Set out every line bearing the string "with".

--- Begin Material provided ---

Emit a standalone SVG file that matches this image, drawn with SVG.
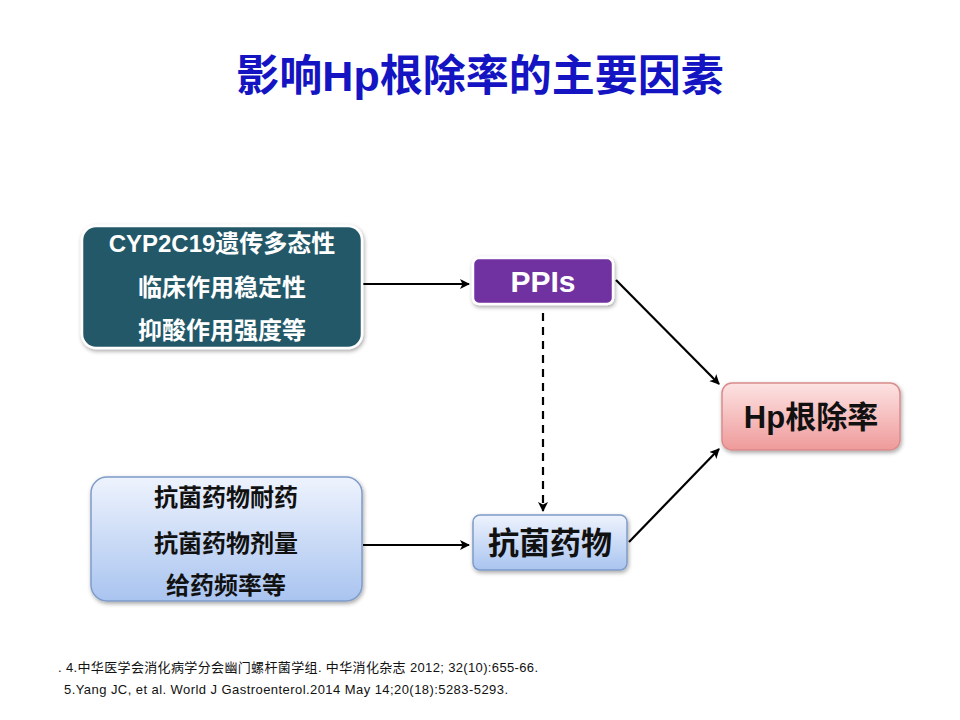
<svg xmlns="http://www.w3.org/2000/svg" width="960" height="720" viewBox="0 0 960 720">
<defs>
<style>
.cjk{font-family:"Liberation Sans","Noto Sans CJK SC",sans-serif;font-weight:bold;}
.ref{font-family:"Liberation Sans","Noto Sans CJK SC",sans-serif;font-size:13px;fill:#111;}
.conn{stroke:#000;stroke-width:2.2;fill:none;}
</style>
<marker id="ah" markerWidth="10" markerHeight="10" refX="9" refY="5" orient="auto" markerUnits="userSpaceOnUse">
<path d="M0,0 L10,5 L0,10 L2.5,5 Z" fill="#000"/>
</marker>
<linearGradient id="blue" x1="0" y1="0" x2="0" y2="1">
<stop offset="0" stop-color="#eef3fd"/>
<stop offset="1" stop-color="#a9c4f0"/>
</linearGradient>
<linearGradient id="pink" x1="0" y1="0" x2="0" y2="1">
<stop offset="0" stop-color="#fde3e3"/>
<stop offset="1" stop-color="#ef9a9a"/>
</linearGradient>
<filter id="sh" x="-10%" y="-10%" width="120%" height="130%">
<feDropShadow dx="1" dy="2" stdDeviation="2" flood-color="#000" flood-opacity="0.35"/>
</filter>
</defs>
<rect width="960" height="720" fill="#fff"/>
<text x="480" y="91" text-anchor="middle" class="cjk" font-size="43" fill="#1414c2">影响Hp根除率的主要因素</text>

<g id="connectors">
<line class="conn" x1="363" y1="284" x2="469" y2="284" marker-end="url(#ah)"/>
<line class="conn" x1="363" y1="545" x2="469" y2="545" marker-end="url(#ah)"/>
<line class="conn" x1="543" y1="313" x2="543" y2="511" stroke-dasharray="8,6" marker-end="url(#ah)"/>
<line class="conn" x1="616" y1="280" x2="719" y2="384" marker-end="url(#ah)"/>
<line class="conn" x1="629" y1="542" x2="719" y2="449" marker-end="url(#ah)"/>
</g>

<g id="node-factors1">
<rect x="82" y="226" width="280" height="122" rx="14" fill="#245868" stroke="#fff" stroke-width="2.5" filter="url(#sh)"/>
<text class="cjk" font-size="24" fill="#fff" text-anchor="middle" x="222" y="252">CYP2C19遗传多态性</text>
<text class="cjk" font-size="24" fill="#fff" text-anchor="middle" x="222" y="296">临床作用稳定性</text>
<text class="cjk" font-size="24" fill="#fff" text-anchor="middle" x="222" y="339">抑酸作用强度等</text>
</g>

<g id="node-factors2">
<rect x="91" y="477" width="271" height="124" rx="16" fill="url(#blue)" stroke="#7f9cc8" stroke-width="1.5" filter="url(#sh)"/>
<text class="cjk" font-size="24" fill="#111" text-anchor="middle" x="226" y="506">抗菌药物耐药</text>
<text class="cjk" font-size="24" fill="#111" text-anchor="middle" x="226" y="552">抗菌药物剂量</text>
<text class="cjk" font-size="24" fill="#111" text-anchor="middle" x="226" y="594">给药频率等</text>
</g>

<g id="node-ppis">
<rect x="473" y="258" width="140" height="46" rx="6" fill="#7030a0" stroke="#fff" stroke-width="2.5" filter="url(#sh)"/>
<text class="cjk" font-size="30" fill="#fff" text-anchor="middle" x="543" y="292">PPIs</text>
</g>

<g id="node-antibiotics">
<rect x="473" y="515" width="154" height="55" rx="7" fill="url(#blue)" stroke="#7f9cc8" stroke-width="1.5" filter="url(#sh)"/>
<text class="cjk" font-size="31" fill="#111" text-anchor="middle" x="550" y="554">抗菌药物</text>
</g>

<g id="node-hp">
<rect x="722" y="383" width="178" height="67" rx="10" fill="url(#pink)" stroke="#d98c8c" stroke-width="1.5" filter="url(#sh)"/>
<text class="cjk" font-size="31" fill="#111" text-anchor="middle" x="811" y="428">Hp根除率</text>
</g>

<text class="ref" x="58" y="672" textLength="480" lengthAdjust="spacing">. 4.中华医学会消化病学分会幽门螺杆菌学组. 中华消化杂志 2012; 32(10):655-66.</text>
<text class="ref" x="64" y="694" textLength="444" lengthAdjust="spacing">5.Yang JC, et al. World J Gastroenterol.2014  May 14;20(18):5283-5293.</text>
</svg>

--- End Material provided ---
--- Begin Material provided ---

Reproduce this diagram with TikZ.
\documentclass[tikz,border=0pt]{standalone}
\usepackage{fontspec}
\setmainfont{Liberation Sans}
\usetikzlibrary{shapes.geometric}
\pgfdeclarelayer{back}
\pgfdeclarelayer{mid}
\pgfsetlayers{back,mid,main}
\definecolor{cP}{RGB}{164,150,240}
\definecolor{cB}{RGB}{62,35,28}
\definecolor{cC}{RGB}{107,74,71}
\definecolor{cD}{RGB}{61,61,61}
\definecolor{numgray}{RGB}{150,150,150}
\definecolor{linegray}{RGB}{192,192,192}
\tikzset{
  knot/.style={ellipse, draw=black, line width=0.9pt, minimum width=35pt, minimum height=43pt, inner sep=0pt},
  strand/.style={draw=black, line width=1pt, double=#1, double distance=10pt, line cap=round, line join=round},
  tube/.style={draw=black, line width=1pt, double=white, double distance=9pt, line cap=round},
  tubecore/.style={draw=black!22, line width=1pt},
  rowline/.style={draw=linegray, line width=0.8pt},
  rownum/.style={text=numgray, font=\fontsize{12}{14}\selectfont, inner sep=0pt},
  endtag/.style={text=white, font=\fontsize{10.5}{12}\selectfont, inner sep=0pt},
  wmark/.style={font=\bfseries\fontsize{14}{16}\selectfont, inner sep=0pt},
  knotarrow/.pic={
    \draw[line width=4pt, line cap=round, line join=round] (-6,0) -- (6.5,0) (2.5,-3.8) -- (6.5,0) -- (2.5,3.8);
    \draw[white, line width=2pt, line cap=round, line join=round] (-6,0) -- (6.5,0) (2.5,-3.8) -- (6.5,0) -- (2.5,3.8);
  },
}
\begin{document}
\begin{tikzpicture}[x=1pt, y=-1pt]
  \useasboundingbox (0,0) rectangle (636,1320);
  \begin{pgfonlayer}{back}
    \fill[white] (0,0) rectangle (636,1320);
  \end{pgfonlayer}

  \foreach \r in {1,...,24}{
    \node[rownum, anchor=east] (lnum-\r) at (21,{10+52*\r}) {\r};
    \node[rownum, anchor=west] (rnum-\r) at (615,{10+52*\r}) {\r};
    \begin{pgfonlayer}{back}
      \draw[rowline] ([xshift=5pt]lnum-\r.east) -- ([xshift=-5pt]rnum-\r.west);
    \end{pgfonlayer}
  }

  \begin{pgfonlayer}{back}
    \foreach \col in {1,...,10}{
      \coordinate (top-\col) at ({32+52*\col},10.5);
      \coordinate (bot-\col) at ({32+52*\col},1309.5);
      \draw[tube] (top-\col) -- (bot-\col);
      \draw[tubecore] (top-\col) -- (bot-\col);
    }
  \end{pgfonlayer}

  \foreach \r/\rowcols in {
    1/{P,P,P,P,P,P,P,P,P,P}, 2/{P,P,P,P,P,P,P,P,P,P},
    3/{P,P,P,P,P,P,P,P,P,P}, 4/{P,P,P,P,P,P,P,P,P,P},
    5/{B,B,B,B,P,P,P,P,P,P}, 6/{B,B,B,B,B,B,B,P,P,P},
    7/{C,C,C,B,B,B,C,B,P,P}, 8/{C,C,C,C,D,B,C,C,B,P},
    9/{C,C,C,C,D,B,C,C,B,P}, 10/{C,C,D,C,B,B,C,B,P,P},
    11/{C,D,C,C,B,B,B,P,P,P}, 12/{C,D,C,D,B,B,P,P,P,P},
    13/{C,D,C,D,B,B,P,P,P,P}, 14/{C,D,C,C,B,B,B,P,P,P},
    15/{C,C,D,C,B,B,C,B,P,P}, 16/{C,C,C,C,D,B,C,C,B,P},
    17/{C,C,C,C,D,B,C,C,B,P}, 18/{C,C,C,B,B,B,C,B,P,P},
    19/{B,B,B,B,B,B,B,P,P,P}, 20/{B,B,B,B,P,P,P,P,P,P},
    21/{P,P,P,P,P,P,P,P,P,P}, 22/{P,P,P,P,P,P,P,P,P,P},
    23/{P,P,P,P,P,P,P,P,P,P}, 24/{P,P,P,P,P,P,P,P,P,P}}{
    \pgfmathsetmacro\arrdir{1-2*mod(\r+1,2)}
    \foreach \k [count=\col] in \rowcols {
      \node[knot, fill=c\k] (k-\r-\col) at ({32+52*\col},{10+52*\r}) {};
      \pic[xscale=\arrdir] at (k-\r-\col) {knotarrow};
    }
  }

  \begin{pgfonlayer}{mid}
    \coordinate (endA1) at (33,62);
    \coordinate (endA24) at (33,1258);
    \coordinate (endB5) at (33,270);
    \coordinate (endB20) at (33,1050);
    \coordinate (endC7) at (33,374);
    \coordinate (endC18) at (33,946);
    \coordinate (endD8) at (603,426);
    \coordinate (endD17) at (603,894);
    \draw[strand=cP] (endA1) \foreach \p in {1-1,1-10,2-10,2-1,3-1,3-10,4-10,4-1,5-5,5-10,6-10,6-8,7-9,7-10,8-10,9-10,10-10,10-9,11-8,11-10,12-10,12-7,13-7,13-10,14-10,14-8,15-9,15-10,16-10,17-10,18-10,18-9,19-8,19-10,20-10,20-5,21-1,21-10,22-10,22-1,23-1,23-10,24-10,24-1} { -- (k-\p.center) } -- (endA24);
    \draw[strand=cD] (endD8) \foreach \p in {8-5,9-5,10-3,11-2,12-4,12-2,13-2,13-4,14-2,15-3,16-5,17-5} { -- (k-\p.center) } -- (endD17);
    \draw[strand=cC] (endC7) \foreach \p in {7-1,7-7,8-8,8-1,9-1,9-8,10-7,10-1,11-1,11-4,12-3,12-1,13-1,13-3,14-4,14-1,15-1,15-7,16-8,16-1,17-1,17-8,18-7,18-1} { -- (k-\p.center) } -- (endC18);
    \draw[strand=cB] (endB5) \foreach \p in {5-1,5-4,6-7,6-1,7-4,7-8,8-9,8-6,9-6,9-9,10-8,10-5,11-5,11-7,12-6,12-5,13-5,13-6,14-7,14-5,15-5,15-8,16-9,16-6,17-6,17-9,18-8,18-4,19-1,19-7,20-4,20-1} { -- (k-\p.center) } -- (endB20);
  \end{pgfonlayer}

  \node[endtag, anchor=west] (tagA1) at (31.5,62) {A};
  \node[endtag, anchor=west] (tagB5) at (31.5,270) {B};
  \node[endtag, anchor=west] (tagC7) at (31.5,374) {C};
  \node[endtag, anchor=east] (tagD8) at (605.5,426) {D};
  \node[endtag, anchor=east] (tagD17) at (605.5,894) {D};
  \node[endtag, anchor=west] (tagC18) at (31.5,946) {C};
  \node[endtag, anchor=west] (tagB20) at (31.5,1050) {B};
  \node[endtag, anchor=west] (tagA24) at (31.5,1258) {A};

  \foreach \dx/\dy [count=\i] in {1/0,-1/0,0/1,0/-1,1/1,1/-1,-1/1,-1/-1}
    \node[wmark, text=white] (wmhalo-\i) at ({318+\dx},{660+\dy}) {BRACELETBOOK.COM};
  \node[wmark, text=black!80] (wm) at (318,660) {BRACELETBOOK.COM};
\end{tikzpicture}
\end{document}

--- End Material provided ---

[Complete output]
Emit a standalone SVG file that matches this image, drawn with SVG.
Reproduce this diagram with TikZ.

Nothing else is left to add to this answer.